No agreement as deadline to replace Safe Harbour expires

Pro
Max Schrems

1 February 2016

Two days from their deadline, US and European Union negotiators still have no replacement for the transatlantic data-transfer agreement overturned last year by the EU’s top court.

The original Safe Harbour agreement enabled companies to store and process EU citizens’ personal information in the US in compliance with strict European data protection laws, and its invalidation by the Court of Justice of the European Union last October in a case relating to Facebook’s activities has called into question the operations of companies large and small.

EU negotiators appear to be pushing for further concessions from their US counterparts as they work on Safe Harbour’s replacement, and look set to miss 31 January deadline imposed by Europe’s privacy regulators rather than compromise on their principles.

“Intense negotiations are ongoing. They are constructive but there will not be agreement for any price,” spokesman Christian Wigand said Friday at the Commission’s daily news briefing. “We need an agreement that lives up to the benchmarks set by the Court of Justice.”

Among the court’s requirements was a right to legal redress for EU citizens whose personal data is inappropriately handled by US law enforcers, intelligence agencies and other public bodies after it is transferred to the US.

The continued absence of such a right from US law is one of the sticking points for European lawmakers. The US House of Representatives has already approved a text that would satisfy European negotiations, the Judicial Redress Act, but the bill has not yet received Senate approval. On Thursday night the Senate Judiciary Committee gave it their assent, but it has not yet been scheduled for a full vote.

The Safe Harbour data transfer agreement provided companies with a way to collect the personal information of Europeans and process it legally in the US.

European Commission representatives had already begun calling for changes to the agreement in 2013, when Edward Snowden’s revelations about the US National Security Agency’s activities made it clear that the agreement did not afford data held in the US the same protections as it received in Europe, as required by the 1995 Data Protection Directive.

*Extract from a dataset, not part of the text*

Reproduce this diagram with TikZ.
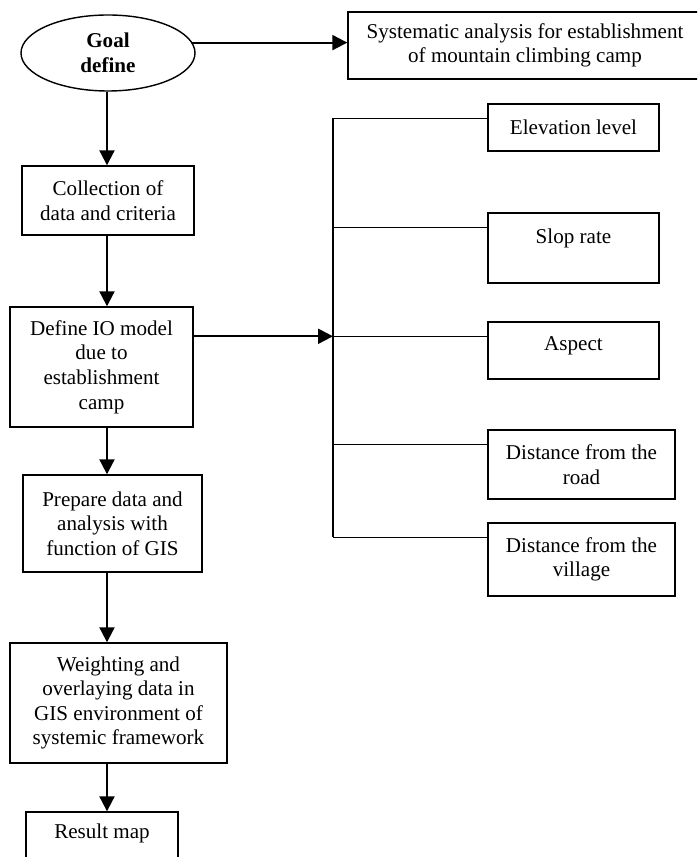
\documentclass[tikz,border=0pt]{standalone}
\usepackage{fontspec}
\setmainfont{Liberation Serif}
\usetikzlibrary{positioning,arrows.meta,shapes.geometric}

\newcommand{\unitpx}{0.02cm}

\begin{document}
\begin{tikzpicture}[x = 0.02cm, y = -0.02cm,
                    >={Triangle[length = 8.5pt, width = 8.5pt]},
                    font = \fontsize{12}{14}\selectfont,
                    goal/.style = {ellipse,
                                   draw,
                                   line width = 0.8pt,
                                   inner sep = 0pt,
                                   align = center,
                                   font = \fontsize{12}{14}\selectfont\bfseries},
                    proc/.style = {rectangle,
                                   draw,
                                   line width = 0.8pt,
                                   inner sep = 0pt,
                                   align = center},
                    fact/.style = {proc,
                                   minimum width = 171*\unitpx},
                    flow/.style = {->, line width = 1.2pt},
                    link/.style = {line width = 0.9pt}]

\useasboundingbox (0,0) rectangle (697,857);
\clip (0,0) rectangle (697,857);

% main column
\node[goal, minimum width = 174*\unitpx, minimum height = 76*\unitpx] (G) at (108,53) {Goal\\define};
\node[proc, minimum width = 354*\unitpx, minimum height = 67*\unitpx] (S) at (525,45.5)
     {Systematic analysis for establishment\\of mountain climbing camp};
\node[proc, minimum width = 172*\unitpx, minimum height = 69*\unitpx] (C) at (108,200.5)
     {Collection of\\data and criteria};
\node[proc, minimum width = 183*\unitpx, minimum height = 120*\unitpx] (D) at (101.5,367)
     {Define IO model\\due to\\establishment\\camp};
\node[proc, minimum width = 179*\unitpx, minimum height = 97*\unitpx] (P) at (112.5,523.5)
     {Prepare data and\\analysis with\\function of GIS};
\node[proc, minimum width = 217*\unitpx, minimum height = 120*\unitpx] (W) at (118.5,703)
     {Weighting and\\overlaying data in\\GIS environment of\\systemic framework};
\node[proc, minimum width = 152*\unitpx, minimum height = 62*\unitpx] (R) at (102,843)
     {Result map\\~};

% criteria
\node[fact, minimum height = 47*\unitpx] (F1) at (573.5,127.5) {Elevation level};
\node[fact, minimum height = 70*\unitpx] (F2) at (573.5,248) {Slop rate\\~};
\node[fact, minimum height = 57*\unitpx] (F3) at (573.5,350.5) {Aspect\\[-6pt]~};
\node[fact, minimum width = 187*\unitpx, minimum height = 69*\unitpx] (F4) at (581.5,464.5)
     {Distance from the\\road};
\node[fact, minimum width = 187*\unitpx, minimum height = 73*\unitpx] (F5) at (581.5,559.5)
     {Distance from the\\village};

\coordinate (spine) at (107,0);
\coordinate (bus) at (333,0);

\draw[flow] (G.7.5) -- (G.7.5 -| S.west);
\foreach \a/\b in {G/C, C/D, D/P, P/W, W/R}
  \draw[flow] (spine |- \a.south) -- (spine |- \b.north);

\foreach \f in {F1,F2,F3,F4,F5} {
  \coordinate (\f-in) at ([yshift = -15*\unitpx]\f.north west);
  \draw[link] (\f-in) -- (\f-in -| bus);
}
\draw[link] (F1-in -| bus) -- (F5-in -| bus);
\draw[flow] (D.east |- F3-in) -- (F3-in -| bus);

\end{tikzpicture}
\end{document}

Nevertheless, the invalidation of the agreement by the Court of Justice of the European Union on 6 October came as something of a shock for European businesses. The court had been asked to rule on a much narrower question in a case brought against Ireland’s Data Protection Commissioner by Austrian Max Schrems (pictured) over the commissioner’s handling of his complaint against Facebook.

Schrems, a Facebook user, had asked the commissioner to rule that, in the light of the Snowden revelations, Facebook’s reliance on the Safe Harbour agreement to process his personal information in the US did not provide the privacy protections required by the 1995 directive.

Facebook has not changed its practices since October, saying that in any case it doesn’t rely on the Safe Harbour agreement to justify the legality of its activities.

The directive offers companies other tools to guarantee customers’ privacy when transferring their data to the US, including model contract terms for use in their dealings with US partners, and binding corporate rules for transfers between subsidiaries of a multinational.

However, there are also questions about whether those tools meet the standards set by the Court of Justice. Europe’s data protection authorities will meet on 2 February to finalise a report on the impact of the decision on the other data transfer tools, which they plan to present on Wednesday 3 February.